I’ve never really liked the story from the Bible about the two guys on the road to Emmaus. (Luke 24) Something about it just didn’t seem right. These guys were disciples, Jesus comes along and walks with them, and they don’t even recognize him. It makes them sound clueless. Dumb. Like not sincere followers. If you read the story carefully though, you will notice it really wasn’t their fault. The Bible says that their eyes were kept from recognizing him. So was Jesus playing a joke on them? That doesn’t sound right either. These are the reasons I never liked this story, until this morning.
This morning, it was different. As I read through the story again, I gained a new perspective on the blessing Jesus shared with these guys. He wasn’t playing a joke on them. He was blessing them. They were kept from seeing him as Jesus. But why?
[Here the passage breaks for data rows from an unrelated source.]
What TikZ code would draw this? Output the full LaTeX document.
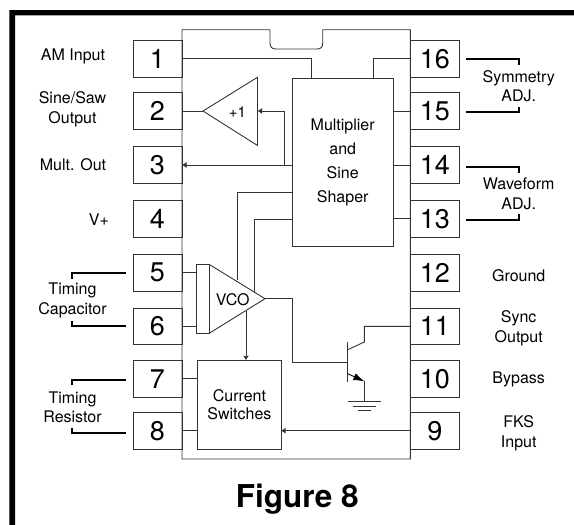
\documentclass[tikz,border=0pt]{standalone}
\usepackage{fontspec}
\setmainfont{TeX Gyre Heros}
\usetikzlibrary{arrows.meta}
\tikzset{
  wire/.style={draw=black!80,line width=0.9pt},
  arrowwire/.style={wire,-{Latex[length=4.5pt,width=6pt]}},
  adjline/.style={draw=black,line width=1.8pt},
  pinbox/.style={draw=black!80,line width=0.9pt,minimum width=49pt,minimum height=36.5pt,inner sep=0pt,outer sep=0pt,font=\fontsize{27}{28}\selectfont},
  pinlabel/.style={align=center,inner sep=0pt,font=\fontsize{16}{19.5}\selectfont},
  blocklabel/.style={draw=black!80,line width=0.9pt,align=center,inner sep=0pt,outer sep=0pt}
}
\begin{document}
\begin{tikzpicture}[x=1pt,y=1pt,yscale=-1,xscale=1]
\useasboundingbox (0,0) rectangle (574,525);
%Frame
\fill [black] (9.3,525) -- (9.3,10) -- (574,10) -- (574,15.3) -- (15,15.3) -- (15,525) -- cycle;
%Left pins
\node [pinbox] (pinA) at (157.5,58.7) {1};
\node [pinbox] (pinB) at (157.5,111) {2};
\node [pinbox] (pinC) at (157.5,165) {3};
\node [pinbox] (pinD) at (157.5,218.7) {4};
\node [pinbox] (pinE) at (157.5,272.7) {5};
\node [pinbox] (pinF) at (157.5,326.3) {6};
\node [pinbox] (pinG) at (157.5,378.7) {7};
\node [pinbox] (pinH) at (157.5,430.7) {8};
%Right pins
\node [pinbox] (pinP) at (434.8,58.7) {16};
\node [pinbox] (pinO) at (434.8,111) {15};
\node [pinbox] (pinN) at (434.8,165) {14};
\node [pinbox] (pinM) at (434.8,218.7) {13};
\node [pinbox] (pinL) at (434.8,272.7) {12};
\node [pinbox] (pinK) at (434.8,326.3) {11};
\node [pinbox] (pinJ) at (434.8,378.7) {10};
\node [pinbox] (pinI) at (434.8,430.7) {9};
%Chip outline with notch
\draw [wire] (182,459) -- (182,29.7) -- (270,29.7) -- (270,43) .. controls (270,47) and (272,49) .. (276,49) -- (317,49) .. controls (321,49) and (322.7,47) .. (322.7,43) -- (322.7,29.7) -- (410.3,29.7) -- (410.3,459) -- cycle;
%Blocks
\node [blocklabel,minimum width=100.7pt,minimum height=167.3pt,font=\fontsize{16}{24}\selectfont] (shaper) at (342.7,162.3) {Multiplier\\and\\Sine\\Shaper};
\node [blocklabel,minimum width=83.3pt,minimum height=89pt,font=\fontsize{16}{18.5}\selectfont] (switches) at (239.4,404.8) {Current\\Switches};
%Buffer
\coordinate (bufTip) at (203,111);
\coordinate (bufIn) at (257.5,111);
\draw [wire] (bufTip) -- (257.5,77.3) -- (257.5,145.5) -- cycle;
\node [inner sep=0pt,font=\fontsize{15}{16}\selectfont] (bufGain) at (237.3,112.5) {+1};
%VCO
\coordinate (vcoTip) at (265,298.7);
\node [draw=black!80,line width=0.9pt,minimum width=13pt,minimum height=68.3pt,inner sep=0pt,outer sep=0pt] (vcoBar) at (203.2,298.8) {};
\draw [wire] (209.7,264.7) -- (vcoTip) -- (209.7,333);
\node [inner sep=0pt,font=\fontsize{16}{16}\selectfont] (vcoText) at (232.7,299.5) {VCO};
%Wires on the chip
\coordinate (shaperA) at (311.3,78.7);
\coordinate (shaperB) at (373.7,78.7);
\coordinate (vcoA) at (237,279.5);
\coordinate (vcoB) at (254.5,292);
\coordinate (vcoC) at (246,311);
\coordinate (tapIn) at (284.6,165);
\draw [wire] (pinA.east) -| (shaperA);
\draw [wire] (pinP.west) -| (shaperB);
\draw [wire] (pinB.east) -- (bufTip);
\draw [wire] (pinO.west) -- (shaper.east |- pinO);
\draw [wire] (pinN.west) -- (shaper.east |- pinN);
\draw [wire] (pinM.west) -- (shaper.east |- pinM);
\draw [arrowwire] (shaper.west |- pinC) -- (pinC.east);
\draw [arrowwire] (tapIn) |- (bufIn);
\draw [wire] (shaper.west |- 0,192) -| (vcoA);
\draw [wire] (shaper.west |- 0,219) -| (vcoB);
\draw [wire] (pinE.east) -- (vcoBar.west |- pinE);
\draw [wire] (pinF.east) -- (vcoBar.west |- pinF);
\draw [arrowwire] (vcoC) -- (switches.north -| vcoC);
\draw [wire] (pinG.east) -- (switches.west |- pinG);
\draw [wire] (pinH.east) -- (switches.west |- pinH);
\draw [arrowwire] (pinI.west) -- (switches.east |- pinI);
%Transistor
\coordinate (baseIn) at (347.7,362);
\coordinate (collector) at (364.3,342);
\coordinate (emitter) at (364.3,381.3);
\coordinate (groundA) at (364.3,401.3);
\draw [wire] (vcoTip) -| (292.3,362) -- (baseIn);
\draw [wire,line width=1.1pt] (347.7,342) -- (347.7,382);
\draw [wire] (347.7,349.7) -- (collector) |- (pinK.west);
\draw [wire,-{Latex[length=11pt,width=7.5pt]},black] (347.7,373.7) -- (emitter);
\draw [wire] (emitter) -- (groundA);
\draw [wire] (347.7,401.3) -- (381.3,401.3);
\draw [wire] (352.7,406) -- (376.3,406);
\draw [wire] (358,410.7) -- (371,410.7);
%Adjust brackets
\draw [adjline] (466,58.7) -- (519.3,58.7) -- (519.3,65);
\draw [adjline] (466,112) -- (519.3,112) -- (519.3,106.7);
\draw [adjline] (466,166.7) -- (519.3,166.7) -- (519.3,173);
\draw [adjline] (466,220) -- (519.3,220) -- (519.3,214);
\draw [adjline] (125.7,273) -- (72,273) -- (72,279);
\draw [adjline] (125.7,326) -- (72,326) -- (72,321);
\draw [adjline] (125.7,379.7) -- (72,379.7) -- (72,384.7);
\draw [adjline] (125.7,433) -- (72,433) -- (72,428);
%Pin labels
\node [pinlabel] (amText) at (73,56.7) {AM Input};
\node [pinlabel] (sawText) at (72.5,109.3) {Sine/Saw\\Output};
\node [pinlabel] (multText) at (73,165) {Mult. Out};
\node [pinlabel] (vplusText) at (99,219.5) {V+};
\node [pinlabel] (capText) at (72.5,300.3) {Timing\\Capacitor};
\node [pinlabel] (resText) at (72.5,407.3) {Timing\\Resistor};
\node [pinlabel] (symText) at (518.7,86) {Symmetry\\ADJ.};
\node [pinlabel] (waveText) at (518.7,194) {Waveform\\ADJ.};
\node [pinlabel] (gndText) at (518.7,275.3) {Ground};
\node [pinlabel] (syncText) at (518.7,328.3) {Sync\\Output};
\node [pinlabel] (bypassText) at (518.7,379.7) {Bypass};
\node [pinlabel] (fksText) at (518.7,433.3) {FKS\\Input};
\node [inner sep=0pt,font=\fontsize{31.5}{32}\selectfont\bfseries] (figText) at (297.2,499) {Figure 8};
\end{tikzpicture}
\end{document}
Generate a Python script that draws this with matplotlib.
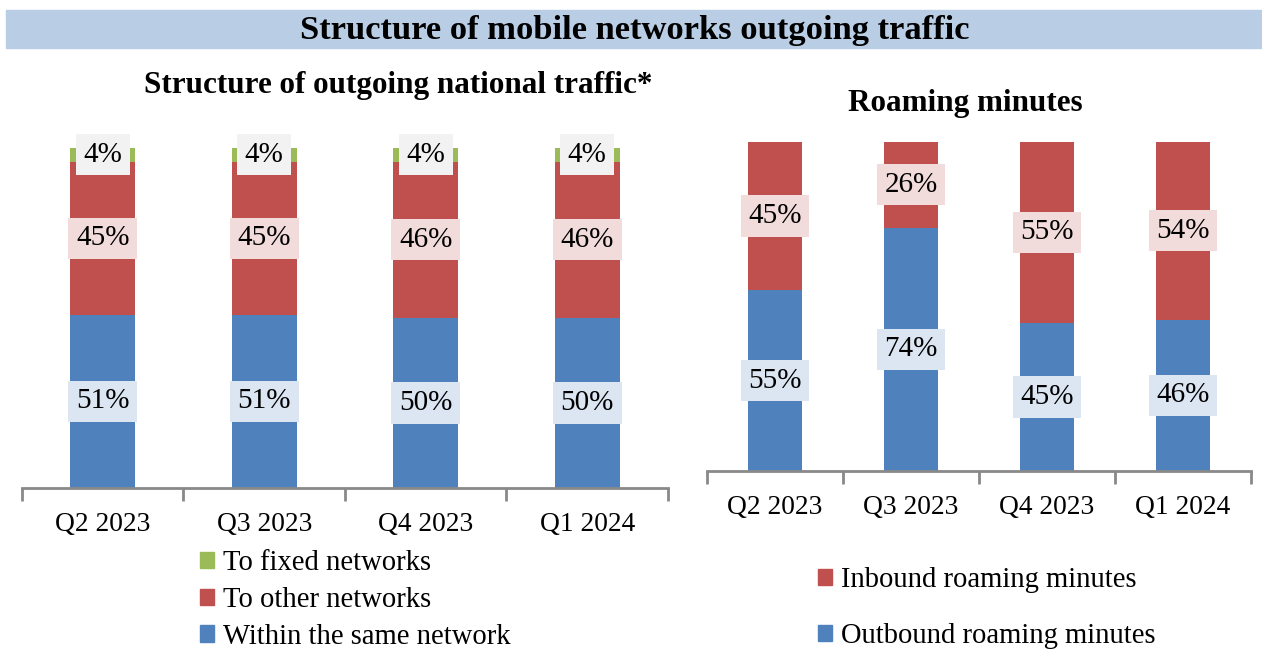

Imagine two walks, the one they had, and the one they would have had if they had recognized Jesus from the start. If they had recognized Jesus when they met him on the road, they would have been in awe. They would have worshipped him. They would have feared his power and praised his greatness. It would have been wonderful for sure, but it would not have been at all like the walk they had. What if Jesus wanted something different?
Imagine the walk they had. Three guys met on the road and walked along together talking about their experiences. The new guy taught them about the scripture in a new way. They listened, they discussed, they questioned and contemplated together. No one felt on edge, on their guard, off balance or unworthy. They were just three guys walking and talking together as friends, discussing the recent events and the history of their faith. Perhaps that is exactly what Jesus wanted.
After all the events he had just been through, a quiet walk and talk without all the hype was the way Jesus chose to relate those events to his disciples. He was Lord and Master choosing to relate to them as equals. As friends. And because he kept their eyes from seeing him in all his lordly glory, they experienced him as friend and confidant.
I wonder, could it be this very story that provides a hint as to why God doesn’t make himself more visible? Why does God not powerfully show himself to the world and prove he exists? Maybe, possibly, could it be that the unapproachable blinding holy light of his glory would keep us from seeing the close companionship of a loving friend and father?